Shadow Self at Thaddaeus Ropac presents important examples of Pągowska’s late-1960s and early-1970s practice in which figures inhabit enclosed domestic spaces or seashores inspired by the coasts of northern Poland, rendered with rich, gestural passages of paint. Interior (1970) is part of a group of paintings that features one-point perspectives. These works set a dramatic and enigmatic atmosphere: some resemble crime scenes with bodies on the ground while others are dreamlike, containing rippling curtains, passing shadows and multiple open doors. As Pągowska reflected, ‘each painting depicts an experience and materialises a dream.’

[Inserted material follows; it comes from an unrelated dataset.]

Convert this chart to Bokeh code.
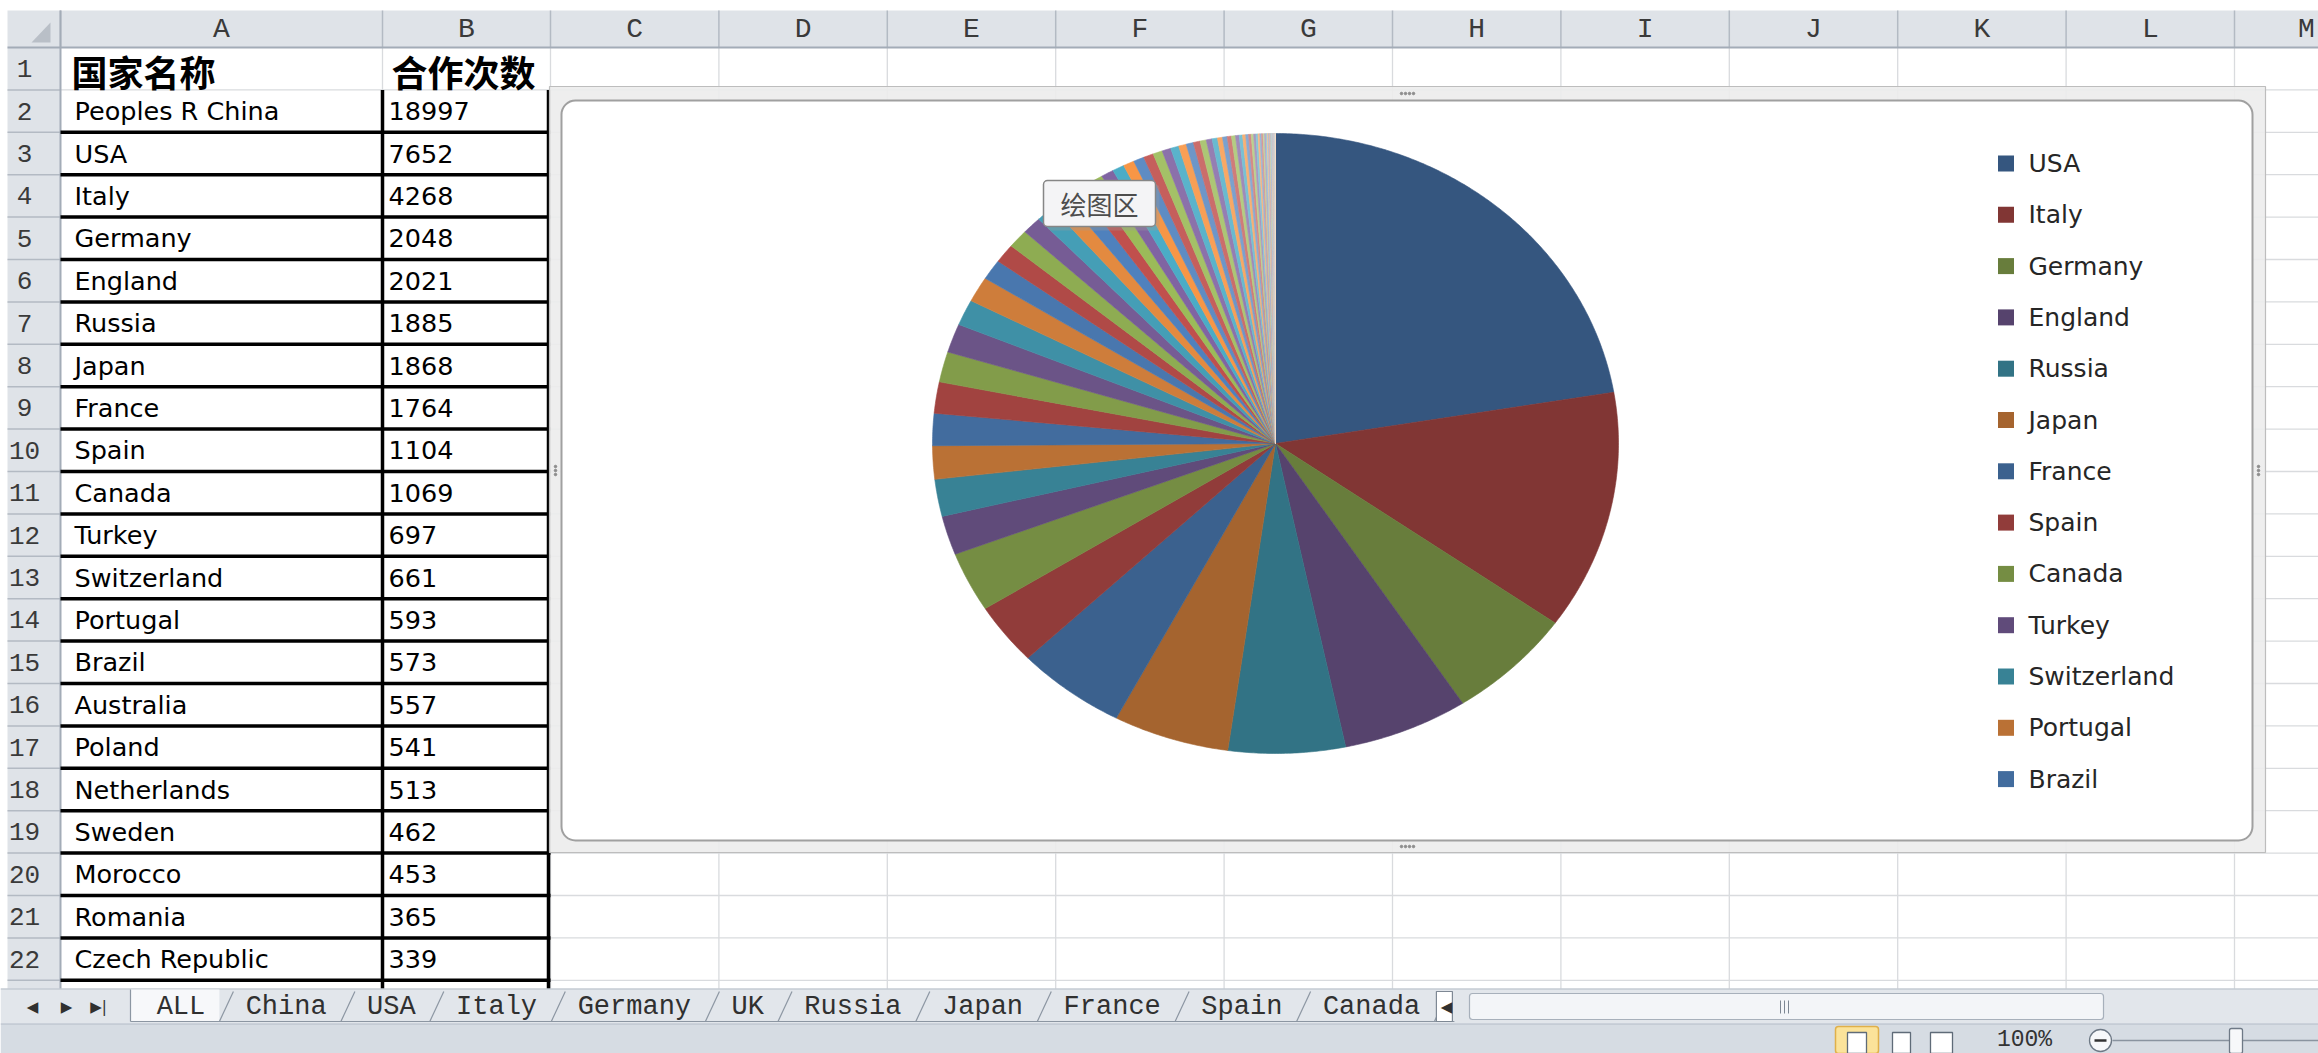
import math
from bokeh.plotting import figure
from bokeh.models import Range1d
from bokeh.core.properties import value
from bokeh.embed import file_html
from bokeh.resources import INLINE

# ---------------- data ----------------
header_labels = ["国家名称", "合作次数"]
table_countries = ["Peoples R China", "USA", "Italy", "Germany", "England", "Russia", "Japan",
                   "France", "Spain", "Canada", "Turkey", "Switzerland", "Portugal", "Brazil",
                   "Australia", "Poland", "Netherlands", "Sweden", "Morocco", "Romania",
                   "Czech Republic"]
table_counts = [18997, 7652, 4268, 2048, 2021, 1885, 1868, 1764, 1104, 1069, 697, 661, 593,
                573, 557, 541, 513, 462, 453, 365, 339]
# countries below row 22 (not visible in the sheet)
tail_countries = ["India", "South Korea", "Iran", "Belgium", "Greece", "Austria", "Denmark",
                  "Saudi Arabia", "Singapore", "Finland", "Norway", "Taiwan", "Egypt", "Mexico",
                  "Ireland", "Israel", "Hungary", "Argentina", "Scotland", "Pakistan",
                  "South Africa", "Chile", "Malaysia", "Thailand", "Tunisia", "Slovenia",
                  "Serbia", "New Zealand", "Croatia", "Slovakia", "Algeria", "Vietnam",
                  "Colombia", "Ukraine", "Bulgaria", "Lithuania", "Wales", "Estonia", "Cyprus",
                  "Nigeria", "Bangladesh", "Qatar", "Jordan", "Lebanon", "Kenya", "Iraq",
                  "Latvia", "Luxembourg", "Cuba", "Venezuela", "U Arab Emirates", "Kazakhstan",
                  "Peru", "Ethiopia", "Belarus", "Uruguay", "Sri Lanka", "Oman"]
tail_counts = [330, 312, 290, 268, 250, 232, 218, 204, 190, 178,
               172, 162, 152, 142, 133, 124, 117, 109, 101, 94,
               87, 81, 75, 69, 64, 59, 54, 50, 46, 42,
               39, 36, 33, 30, 27, 25, 23, 21, 19, 17,
               15, 13, 12, 11, 10, 9, 8, 7, 6, 5,
               5, 4, 3, 3, 2, 2, 1, 1]
column_letters = ["A", "B", "C", "D", "E", "F", "G", "H", "I", "J", "K", "L", "M"]
sheet_tabs = ["ALL", "China", "USA", "Italy", "Germany", "UK", "Russia", "Japan", "France",
              "Spain", "Canada"]
legend_shown = 13
tooltip_label = "绘图区"
zoom_label = "100%"

pie_countries = table_countries[1:] + tail_countries
pie_counts = table_counts[1:] + tail_counts

# ---------------- figure (page pixel space) ----------------
W, H = 2318, 1053
p = figure(width=W, height=H, x_range=Range1d(0, W), y_range=Range1d(H, 0),
           output_backend="svg", toolbar_location=None, min_border=0,
           x_axis_location=None, y_axis_location=None)
p.grid.visible = False
p.outline_line_color = None
p.background_fill_color = "white"
p.border_fill_color = "white"

MONO = value("Liberation Mono")
SANS = value("DejaVu Sans")
CJK = value("Noto Sans CJK SC")

ROW_H = 42.4
HDR_TOP, HDR_BOT = 10, 47
RH_LEFT, RH_RIGHT = 7, 60
RIGHT_EDGE = W
GRID_BOTTOM = 990
col_edges = [60, 382, 550] + [550 + 168.4 * k for k in range(1, 12)]
n_rows = 22
row_edges = [HDR_BOT + ROW_H * k for k in range(n_rows + 1)]

# cell grid lines
p.multi_line(xs=[[x, x] for x in col_edges[1:]], ys=[[HDR_BOT, GRID_BOTTOM]] * (len(col_edges) - 1),
             line_color="#D9DBDE", line_width=1.3)
p.multi_line(xs=[[RH_RIGHT, RIGHT_EDGE]] * n_rows, ys=[[y, y] for y in row_edges[1:]],
             line_color="#D9DBDE", line_width=1.3)

# headers
p.quad(left=[RH_LEFT], right=[RIGHT_EDGE], top=[HDR_TOP], bottom=[HDR_BOT],
       fill_color="#DFE3E8", line_color=None)
p.quad(left=[RH_LEFT], right=[RH_RIGHT], top=[HDR_BOT], bottom=[GRID_BOTTOM],
       fill_color="#DFE3E8", line_color=None)
p.multi_line(xs=[[x, x] for x in col_edges], ys=[[HDR_TOP, HDR_BOT]] * len(col_edges),
             line_color="#B3BAC3", line_width=1.5)
p.multi_line(xs=[[RH_LEFT, RH_RIGHT]] * n_rows, ys=[[y, y] for y in row_edges[1:]],
             line_color="#B3BAC3", line_width=1.5)
p.line(x=[RH_LEFT, RIGHT_EDGE], y=[HDR_BOT, HDR_BOT], line_color="#A3ACB7", line_width=2)
p.line(x=[RH_RIGHT, RH_RIGHT], y=[HDR_TOP, GRID_BOTTOM], line_color="#A3ACB7", line_width=2)
p.patch(x=[31, 50, 50], y=[42, 42, 22], fill_color="#B9BFC7", line_color=None)

col_centers = [(col_edges[i] + col_edges[i + 1]) / 2 for i in range(len(column_letters))]
col_centers[-1] = min(col_centers[-1], RIGHT_EDGE - 12)
p.text(x=col_centers, y=[HDR_TOP + 19] * len(column_letters), text=column_letters,
       text_font=MONO, text_font_size=value("28px"), text_color="#3A3A3A",
       text_align="center", text_baseline="middle")
row_centers = [HDR_BOT + ROW_H * (r - 0.5) for r in range(1, n_rows + 1)]
p.text(x=[24] * n_rows, y=row_centers, text=[str(r) for r in range(1, n_rows + 1)],
       text_font=MONO, text_font_size=value("26px"), text_color="#3A3A3A",
       text_align="center", text_baseline="middle")

# table contents
p.text(x=[71, 391], y=[row_centers[0] + 2] * 2, text=header_labels, text_font=CJK,
       text_font_style="bold", text_font_size=value("36px"), text_color="#000000",
       text_align="left", text_baseline="middle")
nt = len(table_countries)
p.text(x=[74] * nt, y=row_centers[1:1 + nt], text=table_countries, text_font=SANS,
       text_font_size=value("25.5px"), text_color="#000000", text_align="left", text_baseline="middle")
p.text(x=[388] * nt, y=row_centers[1:1 + nt], text=[str(v) for v in table_counts], text_font=SANS,
       text_font_size=value("25.5px"), text_color="#000000", text_align="left", text_baseline="middle")
p.multi_line(xs=[[60, 550]] * nt, ys=[[row_edges[r + 2], row_edges[r + 2]] for r in range(nt)],
             line_color="#000000", line_width=3.5)
p.multi_line(xs=[[382, 382], [548, 548]], ys=[[row_edges[1], GRID_BOTTOM]] * 2,
             line_color="#000000", line_width=3.5)

# ---------------- chart object ----------------
p.quad(left=[549], right=[2265], top=[86], bottom=[852], fill_color="#ECECEC", fill_alpha=0.9,
       line_color="#BDBDBD", line_width=1.2)
p.quad(left=[561], right=[2252], top=[100], bottom=[840], fill_color="white",
       line_color="#A0A0A0", line_width=2, border_radius=14)
handle_x = [1401, 1405, 1409, 1413, 1401, 1405, 1409, 1413]
handle_y = [93, 93, 93, 93, 846, 846, 846, 846]
p.scatter(x=handle_x, y=handle_y, size=2.5, color="#8C8C8C")
p.scatter(x=[555, 555, 555, 2258, 2258, 2258], y=[466, 470, 474, 466, 470, 474], size=2.5, color="#8C8C8C")

# pie through its own unit ranges (ellipse as in the screenshot)
CX, CY, RX, RY = 1275, 443, 343, 310
p.extra_x_ranges = {"pie_x": Range1d((0 - CX) / RX, (W - CX) / RX)}
p.extra_y_ranges = {"pie_y": Range1d(-(H - CY) / RY, (CY - 0) / RY)}

ACCENTS = [(79, 129, 189), (192, 80, 77), (155, 187, 89), (128, 100, 162), (75, 172, 198), (247, 150, 70)]


def slice_color(i):
    k = i // 6
    u = -0.33 + 0.083 * k
    r, g, b = ACCENTS[i % 6]
    if u < 0:
        c = (r * (1 + u), g * (1 + u), b * (1 + u))
    else:
        c = (r + (255 - r) * u, g + (255 - g) * u, b + (255 - b) * u)
    return "#%02x%02x%02x" % tuple(int(round(min(255, v))) for v in c)


total = float(sum(pie_counts))
xs, ys, colors = [], [], []
acc = 0.0
for i, v in enumerate(pie_counts):
    f0, f1 = acc / total, (acc + v) / total
    acc += v
    nseg = max(2, int((f1 - f0) * 720) + 2)
    px, py = [0.0], [0.0]
    for s in range(nseg + 1):
        th = math.pi / 2 - 2 * math.pi * (f0 + (f1 - f0) * s / nseg)
        px.append(math.cos(th))
        py.append(math.sin(th))
    xs.append(px)
    ys.append(py)
    colors.append(slice_color(i))
p.patches(xs=xs, ys=ys, fill_color=colors, line_color=colors, line_width=0.6,
          x_range_name="pie_x", y_range_name="pie_y")

# legend (first entries only, as Excel shows)
leg_y = [163 + 51.3 * i for i in range(legend_shown)]
p.rect(x=[2005.5] * legend_shown, y=leg_y, width=16, height=16, fill_color=colors[:legend_shown],
       line_color=None)
p.text(x=[2028] * legend_shown, y=leg_y, text=pie_countries[:legend_shown], text_font=SANS,
       text_font_size=value("25px"), text_color="#262626", text_align="left", text_baseline="middle")

# "绘图区" tooltip
p.quad(left=[1047], right=[1159], top=[184], bottom=[230], fill_color="#9A9A9A", fill_alpha=0.35,
       line_color=None, border_radius=4)
p.quad(left=[1043], right=[1155], top=[180], bottom=[226], fill_color="#F4F4F6",
       line_color="#868686", line_width=1.5, border_radius=4)
p.text(x=[1099], y=[203], text=[tooltip_label], text_font=CJK, text_font_size=value("26px"),
       text_color="#4D4D4D", text_align="center", text_baseline="middle")

# ---------------- sheet tabs / scrollbar ----------------
p.quad(left=[0], right=[RIGHT_EDGE], top=[988], bottom=[1023], fill_color="#E2E6EB", line_color=None)
p.line(x=[0, RIGHT_EDGE], y=[988.5, 988.5], line_color="#B5BDC7", line_width=1.2)
p.text(x=[32, 66, 98], y=[1006] * 3, text=["◀", "▶", "▶|"], text_font=SANS,
       text_font_size=value("15px"), text_color="#303030", text_align="center", text_baseline="middle")
tab_x = [130.0]
for t in sheet_tabs:
    tab_x.append(tab_x[-1] + len(t) * 16.3 + 40)
p.quad(left=[tab_x[0]], right=[tab_x[1]], top=[989], bottom=[1021], fill_color="#F7F8FA",
       line_color=None)
p.line(x=[tab_x[0], tab_x[0]], y=[989, 1021], line_color="#8C96A2", line_width=1.2)
p.multi_line(xs=[[x, x + 14] for x in tab_x[1:]], ys=[[1021, 991]] * (len(tab_x) - 1),
             line_color="#8C96A2", line_width=1.2)
p.line(x=[tab_x[0], tab_x[-1] + 20], y=[1021, 1021], line_color="#8C96A2", line_width=1.2)
p.text(x=[(tab_x[i] + tab_x[i + 1]) / 2 + 6 for i in range(len(sheet_tabs))], y=[1006] * len(sheet_tabs),
       text=sheet_tabs, text_font=MONO, text_font_size=value("27px"), text_color="#303030",
       text_align="center", text_baseline="middle")
p.quad(left=[tab_x[-1] + 2], right=[tab_x[-1] + 18], top=[991], bottom=[1021], fill_color="white",
       line_color="#7E8894", line_width=1.2)
p.text(x=[1446], y=[1006], text=["◀"], text_font=SANS, text_font_size=value("15px"),
       text_color="#303030", text_align="center", text_baseline="middle")
p.quad(left=[1469], right=[2103], top=[993], bottom=[1019], fill_color="#F3F5F8",
       line_color="#A7B0BB", line_width=1.2, border_radius=3)
p.multi_line(xs=[[1780, 1780], [1784, 1784], [1788, 1788]], ys=[[1000, 1013]] * 3,
             line_color="#7D8793", line_width=1)

# status bar
p.quad(left=[0], right=[RIGHT_EDGE], top=[1023], bottom=[H], fill_color="#D6DCE3", line_color=None)
p.line(x=[0, RIGHT_EDGE], y=[1023.5, 1023.5], line_color="#B3BCC7", line_width=1.2)
p.quad(left=[1835], right=[1878], top=[1026], bottom=[H], fill_color="#FBE39A",
       line_color="#E0B04A", line_width=1.5, border_radius=3)
p.quad(left=[1847, 1892, 1930], right=[1866, 1910, 1952], top=[1032] * 3, bottom=[H] * 3,
       fill_color="white", line_color="#5F6B78", line_width=1.3)
p.text(x=[2024], y=[1039], text=[zoom_label], text_font=MONO, text_font_size=value("23px"),
       text_color="#333333", text_align="center", text_baseline="middle")
p.line(x=[2112, RIGHT_EDGE], y=[1040, 1040], line_color="#8A94A0", line_width=1.5)
p.scatter(x=[2100], y=[1040], size=22, fill_color="#F7F8FA", line_color="#6E7986", line_width=1.3)
p.line(x=[2094, 2106], y=[1040, 1040], line_color="#333333", line_width=2.5)
p.quad(left=[2229], right=[2242], top=[1028], bottom=[H], fill_color="#F7F8FA",
       line_color="#6E7986", line_width=1.3, border_radius=2)

open("out.html", "w").write(file_html(p, INLINE))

By the mid-1970s, Pągowska reduced the chromatic intensity of her paintings and began to experiment with the interplay of positive and negative space. She integrated large areas of raw, exposed canvas into her paintings, radically inverting the traditional hierarchy between the painted subject and the painterly ground. In Monochrome XXXXC (1975), a significant work from the artist’s Monochromes series, the female figure is represented through bare, unpainted space, while the background is painted. Using the actual material of the canvas as a pictorial element became a characteristic trait of her practice. It allowed her to play with variations of textures, economise her means of expression and open up space for the imagination, fulfilling what the artist described as a ‘yearning to express “everything” with “nothing”’. Throughout the following years, Pągowska’s paintings become populated with enigmatic animal presences, and in the 1990s and 2000s, she began to fuse animal and human forms.

The exhibition also features a selection of works on paper – gouaches, inks, charcoals and collages – that offer insight into Pągowska’s artistic process, while also demonstrating her interest in hybrid, interspecies forms. She often repurposed found, everyday materials including magazines and creased wrapping papers, drawn to their irregular textures and tactile surfaces. ‘I have a taste for errors and mistakes, which when skillfully accumulated, may acquire their special power,’ she said, ‘they give the picture its character.’ The collages on view incorporate the stencils that the artist often used to create her paintings. Like other artists of her generation – particularly Pop artists such as Roy Lichtenstein, Andy Warhol and Tom Wesselmann, whom she admired – Pągowska borrowed techniques from commercial printing, redefining its language for her own abstract and expressive vision.